Even before the preliminary emancipation, Lincoln floated several ideas about how to end slavery. In 1861, he put out a plan for Delaware and other border states that would pay people to free slaves they owned, though it was never enacted. He also was studying ideas about encouraging slaves to return to Africa or Central America to separate the races, historian Eric Foner of Columbia University said.

His declaration that slaves would be freed was a turning point in a long process, Foner said.

“No one person or one moment is responsible for the end of slavery,” he said.

The government issued miniature copies of the preliminary emancipation that were distributed widely to soldiers in the field. Some survive and have been traded by collectors.

The official U.S. copy with Lincoln’s signature was a paper booklet held together with a ribbon. It’s in relatively good condition at the National Archives but is rarely shown. It has been handled less than the final proclamation, which has endured long-term exhibition and exposure to light in the past, said Catherine Nicholson, an archives conservator.

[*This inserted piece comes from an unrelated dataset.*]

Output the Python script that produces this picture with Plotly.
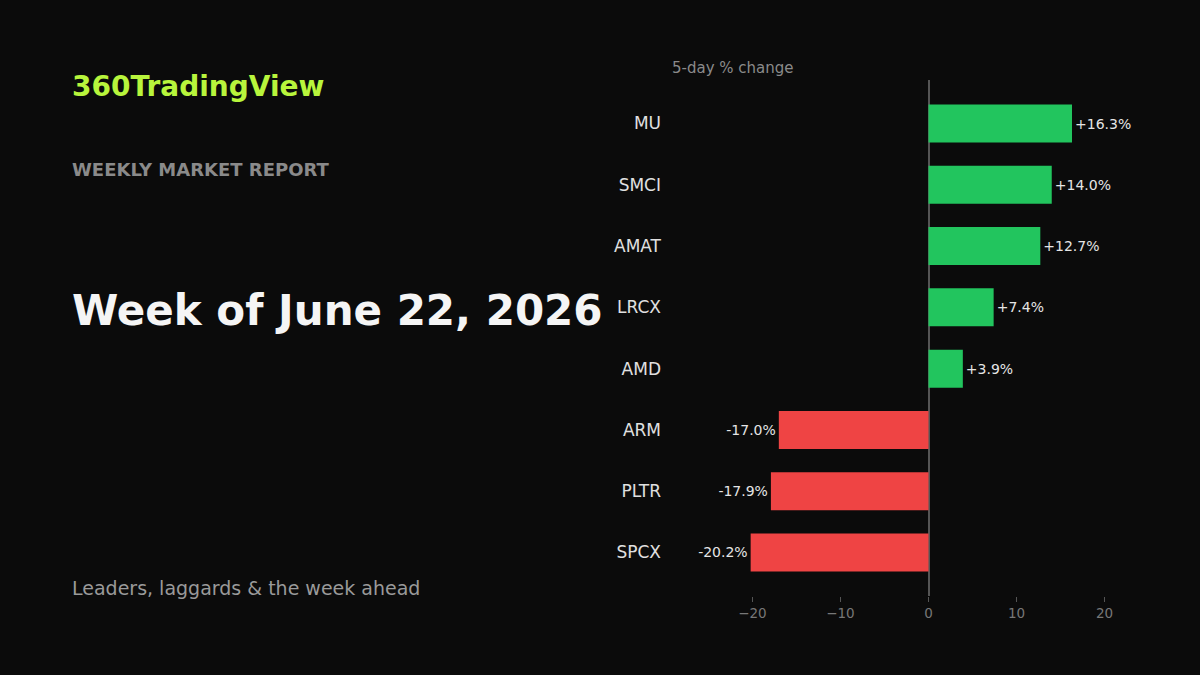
import plotly.graph_objects as go

tickers = ["MU", "SMCI", "AMAT", "LRCX", "AMD", "ARM", "PLTR", "SPCX"]
changes = [16.3, 14.0, 12.7, 7.4, 3.9, -17.0, -17.9, -20.2]
x_ticks = [-20, -10, 0, 10, 20]

W, H = 1200, 675
BG = "#0b0b0b"
colors = ["#22c55e" if v >= 0 else "#ef4444" for v in changes]
labels = [f"+{v:.1f}%" if v >= 0 else f"{v:.1f}%" for v in changes]

fig = go.Figure(go.Bar(
    x=changes, y=tickers, orientation="h",
    marker=dict(color=colors, line=dict(width=0)),
    width=0.62,
    text=labels, textposition="outside", cliponaxis=False,
    textfont=dict(color="#e5e5e5", size=14, family="DejaVu Sans"),
    hoverinfo="skip",
))

fig.update_layout(
    width=W, height=H,
    paper_bgcolor=BG, plot_bgcolor=BG,
    margin=dict(l=0, r=0, t=0, b=0),
    showlegend=False,
    font=dict(family="DejaVu Sans"),
    xaxis=dict(
        domain=[704 / W, 1153 / W],
        range=[-25.5, 25.5],
        tickvals=x_ticks,
        showgrid=False,
        zeroline=True, zerolinecolor="#555555", zerolinewidth=1.5,
        ticks="outside", ticklen=5, tickcolor="#555555",
        tickfont=dict(color="#777777", size=13.5),
        showline=False,
    ),
    yaxis=dict(
        domain=[(H - 596) / H, (H - 80) / H],
        range=[7.71, -0.71],
        showgrid=False, zeroline=False, showline=False,
        tickfont=dict(color="#e0e0e0", size=17),
        ticklabelstandoff=42,
        ticks="",
    ),
)

def ann(text, x, y, size, color, bold=False, xanchor="left"):
    fig.add_annotation(
        text=f"<b>{text}</b>" if bold else text,
        x=x / W, y=1 - y / H, xref="paper", yref="paper",
        xanchor=xanchor, yanchor="middle", showarrow=False,
        font=dict(size=size, color=color, family="DejaVu Sans"),
    )

ann("360TradingView", 70, 86, 28, "#b8f53c", bold=True)
ann("WEEKLY MARKET REPORT", 70, 170, 18, "#8a8a8a", bold=True)
ann("Week of June 22, 2026", 70, 311, 42, "#f5f5f5", bold=True)
ann("Leaders, laggards &amp; the week ahead", 70, 588, 19, "#9a9a9a")
ann("5-day % change", 670, 68, 15, "#8a8a8a")

fig.write_html(
    "out.html",
    config={"displayModeBar": False},
    post_script="document.body.style.margin='0';document.body.style.background='#0b0b0b';",
)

In recent years, researchers visiting the National Archives have become increasingly interested in seeing records related to emancipation, from the federal government’s Freedman’s Bureau and pension records for U.S. Colored Troops, said archivist Reginald Washington.

Views on the history and impact of emancipation continue to evolve, Ayers said, while at the same time many people still separate Black history and White history.

“What historians have shown us over the past 50 years is that these are all part of the same history,” Ayers said. “Listening to just one of those stories is like listening to half a conversation. You can’t understand what was going on.”